For location prediction, a test image’s topic distribution (\hat{\theta}) is inferred from its text and visual codewords. The similarity between (\hat{\theta}) and each region’s learned topic distribution φ_r is measured using cosine similarity, KL‑divergence, or Jensen‑Shannon divergence. Simultaneously, the joint likelihood P(w, v | r) of the image’s content given a region is computed. The final score for a region is a weighted combination of the similarity score and the joint likelihood; the region with the highest score is taken as the predicted location. This dual‑criterion approach enables robust predictions even when one modality is sparse (e.g., images with few tags but rich visual content, or vice versa).

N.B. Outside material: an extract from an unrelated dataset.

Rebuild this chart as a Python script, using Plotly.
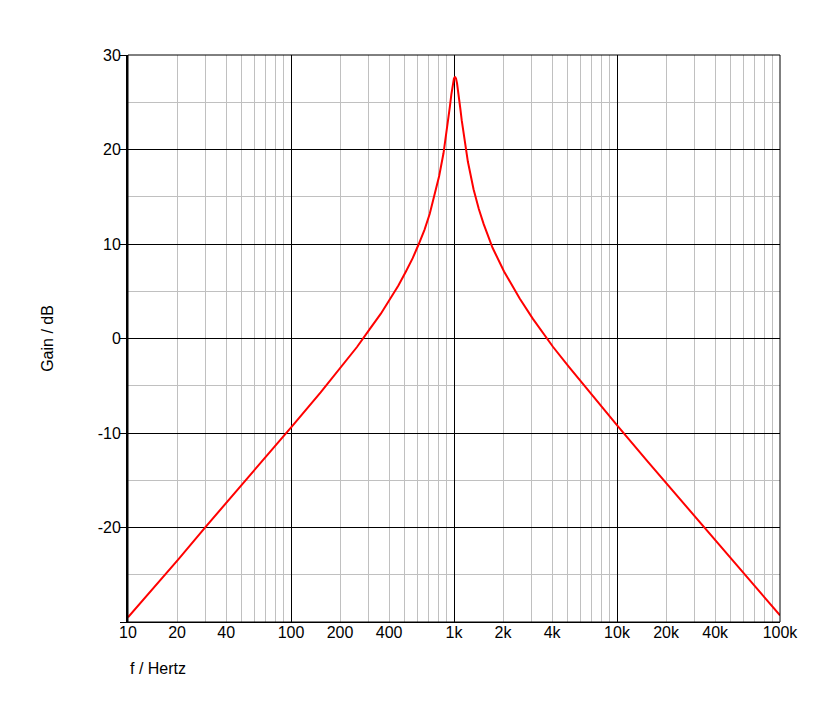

The authors evaluate GTMI on two large‑scale, publicly available datasets collected from Flickr and Instagram, each containing hundreds of thousands of images with captions and GPS tags. Baselines include a text‑only LDA‑based location model, a vision‑only Bag‑of‑Visual‑Words + SVM classifier, and a recent multimodal deep learning model that fuses ResNet visual embeddings with BERT textual embeddings. Evaluation metrics are mean geographic error (average distance between predicted and true coordinates) and Top‑k accuracy (the proportion of images whose true location falls within the top k predicted regions). GTMI achieves a 15–20 % reduction in mean error compared with the best baseline and improves Top‑5 accuracy by 8–12 %. The gains are especially pronounced in densely photographed urban areas, where the spatial heterogeneity of content is high.

Key contributions of the work are: (1) a hierarchical generative model that explicitly ties geographic regions to modality‑specific topic distributions, (2) a joint inference and prediction framework that leverages both content similarity and probabilistic likelihood, and (3) extensive empirical validation demonstrating superior performance over state‑of‑the‑art methods.

The paper also discusses limitations. The discretization of space into a fixed grid introduces sensitivity to cell size; overly coarse grids may blur regional distinctions, while overly fine grids can suffer from data sparsity. Moreover, visual words are derived from traditional clustering of low‑level descriptors, which may not capture high‑level semantic structures present in modern deep features. Future research directions include replacing the grid with a continuous spatial prior (e.g., Gaussian Process or Spatial Dirichlet Process) and integrating deep convolutional embeddings into the visual component of the model. Such extensions could further enhance the ability to model complex geo‑visual correlations and enable real‑time location inference for emerging social media platforms.